A reportagem não localizou os responsáveis pela defesa do agente prisional GIlson. Questionada, a Secretaria da Administração Penitenciária não explicou o que era o volume suspeito na cintura do jovem e se foi insaturado procedimento interno para apurar as circunstâncias da morte. Não foi esclarecido também se Gilson segue atuando na unidade.

Por meio de nota, a SAP descreveu o que teria ocorrido com Matheus de forma semelhante ao narrado por Gilson e informou que “a direção da unidade está em contato com os familiares do reeducando que veio a óbito”.  A mãe diz que não foi procurada pela Secretaria.

Veja a íntegra da nota: 

A Secretaria da Administração Penitenciária informa que dia em 1/04, durante a entrega do jantar, um sentenciado de 19 anos da ala de semiaberto da Penitenciária I de Guarulhos aproveitou-se do momento da abertura da porta para tentar se evadir da unidade, escalando o teto da enfermaria. 

Um dos agentes que estava na parte externa da unidade encaminhou-se ao local da ocorrência, onde viu o reeducando aos gritos ameaçando os demais servidores. Acreditando que o rebelado tinha uma arma de fogo em face do volume que aparentava ter na cintura, o agente efetuou disparo, atingindo-o.

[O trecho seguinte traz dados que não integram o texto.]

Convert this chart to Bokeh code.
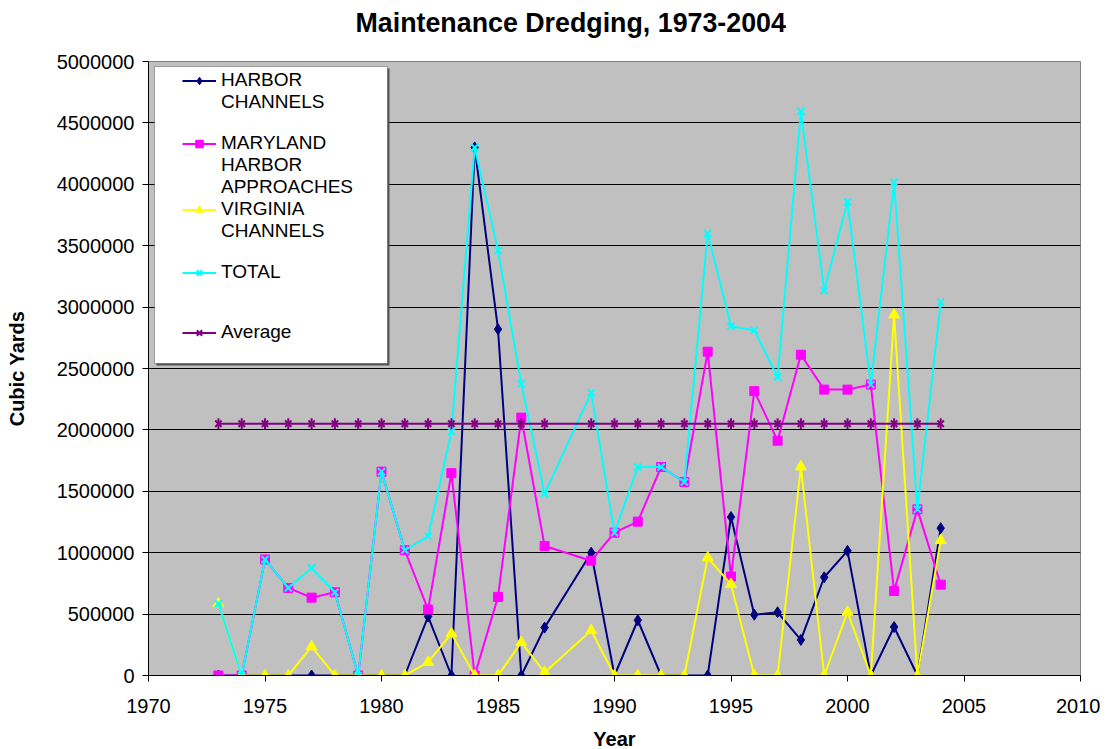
from bokeh.plotting import figure
from bokeh.models import (Legend, LegendItem, BoxAnnotation, FixedTicker, Range1d, Title,
                          NumeralTickFormatter, BasicTickFormatter)
from bokeh.embed import file_html
from bokeh.resources import INLINE

# ---------------- data ----------------
years = [1973, 1974, 1975, 1976, 1977, 1978, 1979, 1980, 1981, 1982, 1983, 1984, 1985,
         1986, 1987, 1989, 1990, 1991, 1992, 1993, 1994, 1995, 1996, 1997, 1998, 1999,
         2000, 2001, 2002, 2003, 2004]

harbor_channels = [0, 0, 0, 0, 0, 0, 0, 0, 0, 480000, 0, 4300000, 2820000, 0, 390000,
                   1000000, 0, 450000, 0, 0, 0, 1290000, 495000, 515000, 290000, 800000,
                   1015000, 0, 395000, 0, 1200000]

maryland_approaches = [0, 0, 945000, 713000, 634000, 678000, 0, 1660000, 1020000, 537000,
                       1648000, 0, 640000, 2100000, 1054000, 935000, 1163000, 1253000,
                       1698000, 1576000, 2637000, 806000, 2316000, 1912000, 2612000,
                       2328000, 2328000, 2369000, 688000, 1353000, 740000]

virginia_channels = [585000, 0, 0, 0, 235000, 0, 0, 0, 0, 108000, 341000, 0, 0, 270000,
                     25000, 367000, 0, 0, 0, 0, 959000, 742000, 0, 0, 1700000, 0, 516000,
                     0, 2937000, 0, 1100000]

total = [585000, 0, 945000, 713000, 875000, 678000, 0, 1660000, 1020000, 1133000, 1986000,
         4300000, 3462000, 2375000, 1481000, 2302000, 1163000, 1698000, 1698000, 1576000,
         3600000, 2844000, 2812000, 2431000, 4594000, 3134000, 3856000, 2369000, 4016000,
         1353000, 3040000]

average_value = 2050000
average = [average_value for _ in years]

x_ticks = [1970, 1975, 1980, 1985, 1990, 1995, 2000, 2005, 2010]
y_ticks = [0, 500000, 1000000, 1500000, 2000000, 2500000, 3000000, 3500000, 4000000,
           4500000, 5000000]

title_text = "Maintenance Dredging, 1973-2004"
x_label = "Year"
y_label = "Cubic Yards"

FONT = "Liberation Sans"

# ---------------- figure ----------------
p = figure(frame_width=932, frame_height=614,
           x_range=Range1d(1970, 2010), y_range=Range1d(0, 5000000),
           output_backend="svg", toolbar_location=None,
           min_border_left=148, min_border_right=20, min_border_top=61, min_border_bottom=73,
           background_fill_color="#C0C0C0", border_fill_color="white",
           outline_line_color="#808080", outline_line_width=1,
           title=title_text)

p.title.text_font = FONT
p.title.text_font_size = "26.8px"
p.title.text_font_style = "bold"
p.title.text_color = "black"
p.title.align = "left"
p.title.offset = 207
p.title.standoff = 0

# blank spacer between title and plot area
spacer = Title(text=" ", text_font_size="13px", standoff=7)
p.add_layout(spacer, "above")

for ax in (p.xaxis[0], p.yaxis[0]):
    ax.axis_line_color = "black"
    ax.axis_line_width = 1
    ax.major_tick_line_color = "black"
    ax.major_tick_out = 6
    ax.major_tick_in = 0
    ax.minor_tick_line_color = None
    ax.major_label_text_font = FONT
    ax.major_label_text_font_size = "20px"
    ax.major_label_text_color = "black"
    ax.axis_label_text_font = FONT
    ax.axis_label_text_font_size = "20px"
    ax.axis_label_text_font_style = "bold"
    ax.axis_label_text_color = "black"

p.xaxis.ticker = FixedTicker(ticks=x_ticks)
p.xaxis.formatter = BasicTickFormatter(use_scientific=False)
p.xaxis.axis_label = x_label
p.xaxis.major_label_standoff = 17
p.xaxis.axis_label_standoff = 12

p.yaxis.ticker = FixedTicker(ticks=y_ticks)
p.yaxis.formatter = NumeralTickFormatter(format="0")
p.yaxis.axis_label = y_label
p.yaxis.major_label_standoff = 8
p.yaxis.axis_label_standoff = 26

p.xgrid.grid_line_color = None
p.ygrid.ticker = FixedTicker(ticks=y_ticks)
p.ygrid.grid_line_color = "black"
p.ygrid.grid_line_width = 1

# ---------------- series ----------------
LW = 2
h_line = p.line(years, harbor_channels, line_color="#000080", line_width=LW)
h_pts = p.scatter(years, harbor_channels, marker="diamond", size=11,
                  fill_color="#000080", line_color="#000080")

m_line = p.line(years, maryland_approaches, line_color="#FF00FF", line_width=LW)
m_pts = p.scatter(years, maryland_approaches, marker="square", size=9,
                  fill_color="#FF00FF", line_color="#FF00FF")

v_line = p.line(years, virginia_channels, line_color="#FFFF00", line_width=LW)
v_pts = p.scatter(years, virginia_channels, marker="triangle", size=11,
                  fill_color="#FFFF00", line_color="#FFFF00")

t_line = p.line(years, total, line_color="#00FFFF", line_width=LW)
t_pts = p.scatter(years, total, marker="x", size=10, line_color="#00FFFF", line_width=2)

a_line = p.line(years, average, line_color="#800080", line_width=LW)
a_pts1 = p.scatter(years, average, marker="x", size=9, line_color="#800080", line_width=2)
a_pts2 = p.scatter(years, average, marker="dash", angle=1.5708, size=11,
                   line_color="#800080", line_width=2)

# ---------------- legend ----------------
shadow = BoxAnnotation(left=8, right=241, top=607, bottom=310,
                       left_units="screen", right_units="screen",
                       top_units="screen", bottom_units="screen",
                       fill_color="#555555", fill_alpha=1, line_color=None)
box = BoxAnnotation(left=6, right=239, top=609, bottom=312,
                    left_units="screen", right_units="screen",
                    top_units="screen", bottom_units="screen",
                    fill_color="white", fill_alpha=1, line_color="black", line_width=1)
p.add_layout(shadow)
p.add_layout(box)

items = [
    LegendItem(label="HARBOR", renderers=[h_line, h_pts]),
    LegendItem(label="CHANNELS", renderers=[]),
    LegendItem(label=" ", renderers=[]),
    LegendItem(label="MARYLAND", renderers=[m_line, m_pts]),
    LegendItem(label="HARBOR", renderers=[]),
    LegendItem(label="APPROACHES", renderers=[]),
    LegendItem(label="VIRGINIA", renderers=[v_line, v_pts]),
    LegendItem(label="CHANNELS", renderers=[]),
    LegendItem(label=" ", renderers=[]),
    LegendItem(label="TOTAL", renderers=[t_line, t_pts]),
    LegendItem(label=" ", renderers=[]),
    LegendItem(label=" ", renderers=[]),
    LegendItem(label="Average", renderers=[a_line, a_pts1, a_pts2]),
    LegendItem(label=" ", renderers=[]),
]
legend = Legend(items=items, location=(34, 313), padding=0, margin=0, spacing=0,
                glyph_width=34, glyph_height=19, label_height=19, label_standoff=5,
                label_text_font=FONT, label_text_font_size="19px", label_text_color="black",
                background_fill_alpha=0, border_line_alpha=0)
p.add_layout(legend)

open("out.html", "w").write(file_html(p, INLINE))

O sentenciado foi socorrido e encaminhado ao Hospital Municipal de Urgências de Guarulhos, onde foram realizadas tentativas de reanimação, porém sem êxito. À época, a ocorrência foi registrada no 4º Distrito Policial de Guarulhos, para investigação. A direção da unidade está em contato com os familiares do reeducando que veio a óbito.

Correções

  • A primeira versão da reportagem informava que Matheus saiu da prisão no dia 14 de maio, Dia das Mães. Mas a saída temporária foi em 14 de março com retorno em 20 do mesmo mês. A mãe do jovem relata que a saída foi alusiva a data citada.
  • Diferente do publicado na versão inicial, a mãe de Matheus não prestou depoimento sobre o caso. Ela corrigiu a informação após repassar inicialmente essa versão. Suellen foi ouvida pela Defensoria Pública.